When I opened Yarnia nearly 8 years ago, I soon developed 2 accidental side businesses that I had never even considered: selling empty cardboard cones to crafters of all ilks, and selling “single strand” yarn on cones to weavers.  I honestly had no idea that weavers shared the same criterion that I use in my own purchasing decisions for the shop, and being the only place in town that sells this wide of an array of coned yarn, weavers became a reliable part of my customer base.

But, unlike with knitting or crocheting, I have been clueless all these years about how to answer their questions, converse on their level, or how to get excited about their project right along with them.  So when I found out about this week-long intensive course from a customer who came into the shop this spring, having just returned from the week up on Whidbey herself, I knew that was the answer.

What I had not come into the class expecting was that I’d be one of the only true newbies in the class!  I’m so glad I was, too, because it meant the pace of the class was exactly what I wanted.  Even if I’m a total, total beginner, I have no patience for learning things in their natural order, so when Madelyn paused her first demonstration at one of the looms and turned to me and said, “Don’t worry, this shouldn’t make any sense yet.  Just keep it in your mind and eventually it will,” I knew exactly what she meant.  It’s like when I was a little kid, my friends would ask me to teach them how to play a board game like (my favorite) Hi Ho Cherry O, and I would just casually tell them, “Let’s just play.  You’ll figure it out as we go along.”  Ha!

Later that day, we learned how to wind a bobbin.  I had no idea what function a bobbin might serve, but later that afternoon when we actually got to weaving, I knew exactly what to do when I ran out of yarn!

They made us lunch on the first day, knowing that everyone would be coming from some distant form of travel.  Adorable!

Here’s what I realized as soon as I sat down at my very first loom: Everything about weaving reminds me of something else from another part of my life.

The way that each set of treadles that you push with your feet will pull up a different combination of shafts reminds me of playing a chord on a grand piano.

The 2-line pattern that I read to make my very first sample (blue one below) reads like a fair isle chart in knitting (right-to-left, with every square representing a stitch — or in this case, a set of “stitches”).

When I was little, my parents used to keep me occupied by buying me workbooks, full of number games and puzzles and codes.  They were all entertaining enough, but my favorite ones were these — they were just so satisfying.  I’d trudge through all the word finds and anagrams until the rare number code puzzle would pop up, like the elusive rye crisps in your Chex Mix.  And while reading the pattern for this sample felt similar enough to a knitting chart, the fact that you have to know the special code that every block represents in order to press the treadles in the right order and make the design appear felt…extremely familiar.

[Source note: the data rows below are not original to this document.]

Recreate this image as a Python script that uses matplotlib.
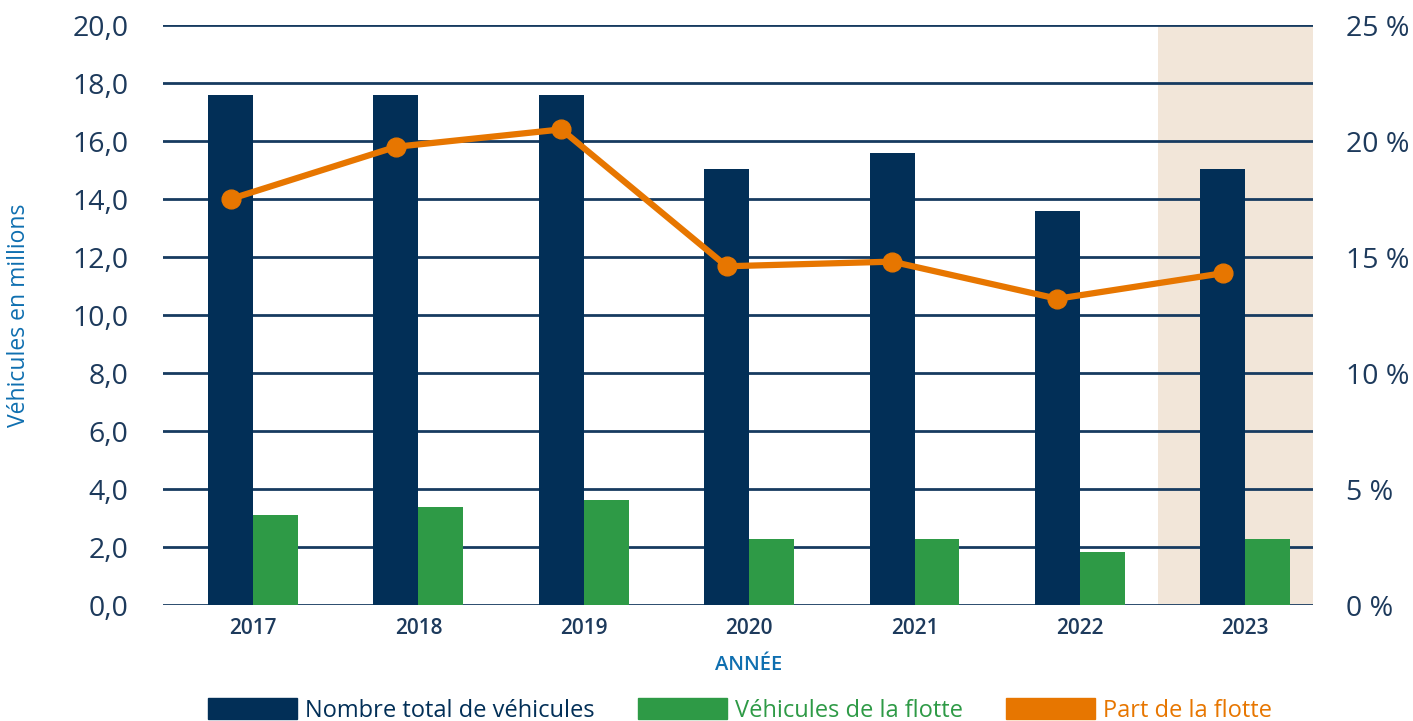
import matplotlib
matplotlib.use("Agg")
import matplotlib.pyplot as plt
from matplotlib.patches import Patch
import numpy as np

years = ["2017", "2018", "2019", "2020", "2021", "2022", "2023"]
total_vehicles = [17.6, 17.6, 17.6, 15.05, 15.6, 13.6, 15.05]
fleet_vehicles = [3.1, 3.38, 3.62, 2.28, 2.28, 1.83, 2.28]
fleet_share = [17.5, 19.75, 20.5, 14.6, 14.8, 13.2, 14.3]

y_ticks = [0, 2, 4, 6, 8, 10, 12, 14, 16, 18, 20]
y2_ticks = [0, 5, 10, 15, 20, 25]

NAVY = "#022f57"
GREEN = "#2e9a46"
ORANGE = "#e77600"
BAND = "#f2e6d9"
GRID = "#173b60"
TXT = "#1d3a5c"
BLUE = "#0f6fb0"

plt.rcParams['font.family'] = ['Open Sans', 'DejaVu Sans']

fig = plt.figure(figsize=(14.13, 7.21), dpi=100)
ax = fig.add_axes([163/1413, 1-605/721, (1313-163)/1413, (605-25)/721])
ax2 = ax.twinx()

x = np.arange(len(years))
w = 0.272
ax.set_xlim(-0.545, 6.41)
ax.axvspan(5.47, 6.41, color=BAND, zorder=0, lw=0)
for t in y_ticks:
    ax.axhline(t, color=GRID, lw=2, zorder=1)
ax.bar(x - w/2, total_vehicles, w, color=NAVY, zorder=2)
ax.bar(x + w/2, fleet_vehicles, w, color=GREEN, zorder=2)
ax.set_ylim(0, 20)
ax.set_yticks(y_ticks)
ax.set_yticklabels([f"{v:.1f}".replace(".", ",") for v in y_ticks], fontsize=20.5, color=TXT)
ax.set_xticks(x)
ax.set_xticklabels(years, fontsize=15, fontweight='semibold', color=TXT)
ax.tick_params(axis='both', length=0)
ax.tick_params(axis='y', pad=25)
ax.tick_params(axis='x', pad=9)
for s in ax.spines.values():
    s.set_visible(False)
ax.set_ylabel("Véhicules en millions", fontsize=16.5, color=BLUE)
ax.yaxis.set_label_coords(-(163-31)/1150, 0.5)
ax.set_xlabel("ANNÉE", fontsize=14.5, fontweight='semibold', color=BLUE)
ax.xaxis.set_label_coords((748.5-163)/1150, -(655-605)/580)

ax2.plot(x - w/2, fleet_share, color=ORANGE, lw=4.5, marker='o', ms=13.5, zorder=3)
ax2.set_ylim(0, 25)
ax2.set_yticks(y2_ticks)
ax2.set_yticklabels([f"{v} %" for v in y2_ticks], fontsize=20.5, color=TXT)
ax2.tick_params(axis='y', length=0, pad=24)
for s in ax2.spines.values():
    s.set_visible(False)

handles = [Patch(color=NAVY), Patch(color=GREEN), Patch(color=ORANGE)]
labels = ["Nombre total de véhicules", "Véhicules de la flotte", "Part de la flotte"]
leg = fig.legend(handles, labels, loc='upper left', bbox_to_anchor=(208/1413, 1-698/721),
                 ncol=3, frameon=False, fontsize=17, handlelength=3.77, handleheight=1.0,
                 handletextpad=0.34, columnspacing=1.82, borderaxespad=0, borderpad=0)
for t, c in zip(leg.get_texts(), [NAVY, GREEN, ORANGE]):
    t.set_color(c)

fig.savefig("out.png", dpi=100)
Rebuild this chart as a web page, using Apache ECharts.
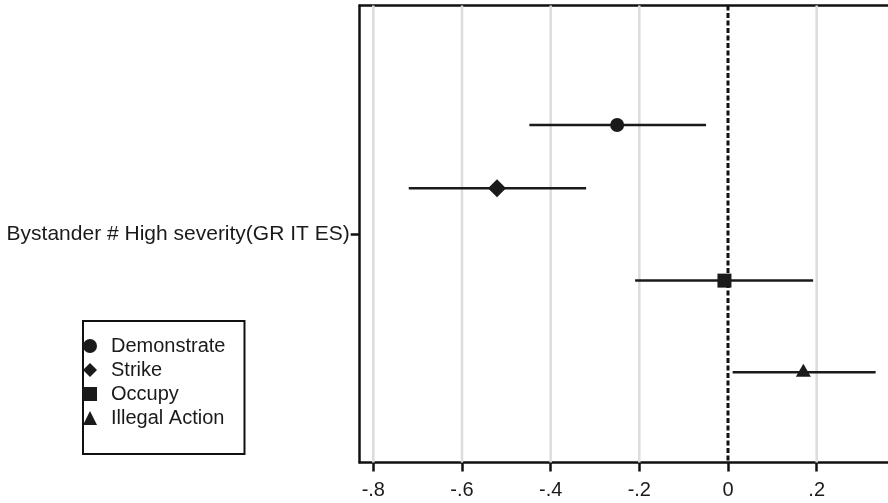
<!DOCTYPE html>
<html><head><meta charset="utf-8">
<script src="https://cdn.jsdelivr.net/npm/echarts@6/dist/echarts.min.js"></script>
<style>html,body{margin:0;padding:0;background:#fff}#c{width:888px;height:503px}</style>
</head><body><div id="c"></div>
<script>
var rowLabel = ['Bystander # High severity(GR IT ES)'];
var categories = ['Demonstrate', 'Strike', 'Occupy', 'Illegal Action'];
var estimates = [-0.25, -0.521, -0.008, 0.170];
var lower = [-0.448, -0.720, -0.2095, 0.0105];
var upper = [-0.0495, -0.320, 0.192, 0.333];
var rowPos = [0.2615, 0.400, 0.602, 0.8026];
var tickValues = [-0.8, -0.6, -0.4, -0.2, 0, 0.2];
var tickLabels = ['-.8', '-.6', '-.4', '-.2', '0', '.2'];
var symbols = ['circle', 'diamond', 'rect', 'triangle'];
var symSizes = [14, 18, 14, [15, 13]];
var symOffsets = [[0, 0], [0, 0], [0, 0], [0, -2]];

var XMIN = -0.8307, XMAX = 0.3609;
var font = 'Liberation Sans, Arial, sans-serif';
var chart = echarts.init(document.getElementById('c'), null, {renderer: 'canvas'});

function fmt(v) {
  for (var i = 0; i < tickValues.length; i++) {
    if (Math.abs(v - tickValues[i]) < 1e-6) return tickLabels[i];
  }
  return '';
}

var series = [];
series.push({
  type: 'custom', xAxisIndex: 0, yAxisIndex: 1, z: 1, silent: true,
  data: [0],
  renderItem: function (params, api) {
    var children = [];
    tickValues.forEach(function (t) {
      if (t === 0) return;
      var a = api.coord([t, 0]), b = api.coord([t, 1]);
      children.push({type: 'line', shape: {x1: a[0], y1: a[1], x2: b[0], y2: b[1]},
        style: {stroke: '#dcdcdc', lineWidth: 2.5}});
    });
    var z0 = api.coord([0, 0]), z1 = api.coord([0, 1]);
    children.push({type: 'line', shape: {x1: z0[0], y1: z0[1], x2: z1[0], y2: z1[1]},
      style: {stroke: '#111', lineWidth: 3, lineDash: [5, 2.5]}});
    for (var i = 0; i < categories.length; i++) {
      var p = api.coord([lower[i], rowPos[i]]), q = api.coord([upper[i], rowPos[i]]);
      children.push({type: 'line', shape: {x1: p[0], y1: p[1], x2: q[0], y2: q[1]},
        style: {stroke: '#1a1a1a', lineWidth: 2.5}});
    }
    return {type: 'group', children: children};
  }
});
categories.forEach(function (name, i) {
  series.push({
    type: 'scatter', name: name, xAxisIndex: 0, yAxisIndex: 1, z: 5,
    symbol: symbols[i], symbolSize: symSizes[i], symbolOffset: symOffsets[i],
    itemStyle: {color: '#1a1a1a', opacity: 1},
    data: [[estimates[i], rowPos[i]]]
  });
});

chart.setOption({
  animation: false,
  backgroundColor: '#fff',
  grid: {left: 359.7, right: 0, top: 5.5, bottom: 40.5, containLabel: false},
  legend: {
    orient: 'vertical', left: 83, top: 321,
    padding: [15, 19, 26, 0], itemGap: 4, itemWidth: 14, itemHeight: 14,
    borderColor: '#111', borderWidth: 2, borderRadius: 0,
    textStyle: {fontFamily: font, fontSize: 20, color: '#1a1a1a', padding: [0, 0, 0, 9]},
    data: categories.map(function (c, i) { return {name: c, icon: symbols[i]}; })
  },
  xAxis: [{
    type: 'value', position: 'bottom', min: XMIN, max: XMAX,
    axisLine: {show: true, onZero: false, lineStyle: {color: '#111', width: 2.5}},
    axisTick: {show: true, length: 9, lineStyle: {color: '#111', width: 2.5}, customValues: tickValues},
    axisLabel: {fontFamily: font, fontSize: 20, color: '#1a1a1a', margin: 18, formatter: fmt, customValues: tickValues},
    splitLine: {show: false}
  }, {
    type: 'value', position: 'top', min: XMIN, max: XMAX,
    axisLine: {show: true, onZero: false, lineStyle: {color: '#111', width: 2.5}},
    axisTick: {show: false}, axisLabel: {show: false}, splitLine: {show: false}
  }],
  yAxis: [{
    type: 'category', data: rowLabel, position: 'left',
    axisLine: {show: true, onZero: false, lineStyle: {color: '#111', width: 2.5}},
    axisTick: {show: true, alignWithLabel: true, length: 9, lineStyle: {color: '#111', width: 2.5}},
    axisLabel: {fontFamily: font, fontSize: 21, color: '#1a1a1a', margin: 10},
    splitLine: {show: false}
  }, {
    type: 'value', min: 0, max: 1, inverse: true, show: false,
    splitLine: {show: false}
  }],
  series: series
});
</script></body></html>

And though I’d stopped playing piano by the time I was 10, sitting down at the bench with this in front of me felt pretty familiar too.

In my twenties, I spent six years making extra money by transcribing everything from outdoorsman TV shows to prison phone calls, and in fact, this moonlighting gig is what I owe my first year at Yarnia to, knowing that I could take the ridiculous leap of opening a store even without the promise of immediate income.  I’ve always been a lightning fast typist, but the year I upgraded and sprung for a foot pedal, that’s when it really became worth my while.  So the simultaneity of throwing the shuttle with my hands, while echoing the rhythm of the pattern in my head, and executing the code with my feet, also felt more natural than I would have ever expected.

Oh, and obviously, I have a soft spot for large-scale industrial textile production.  I couldn’t help but text my mom to tell her that “this is like summer camp meets Norma Rae!”

That’s pretty much how I’m feeling about weaving on day one.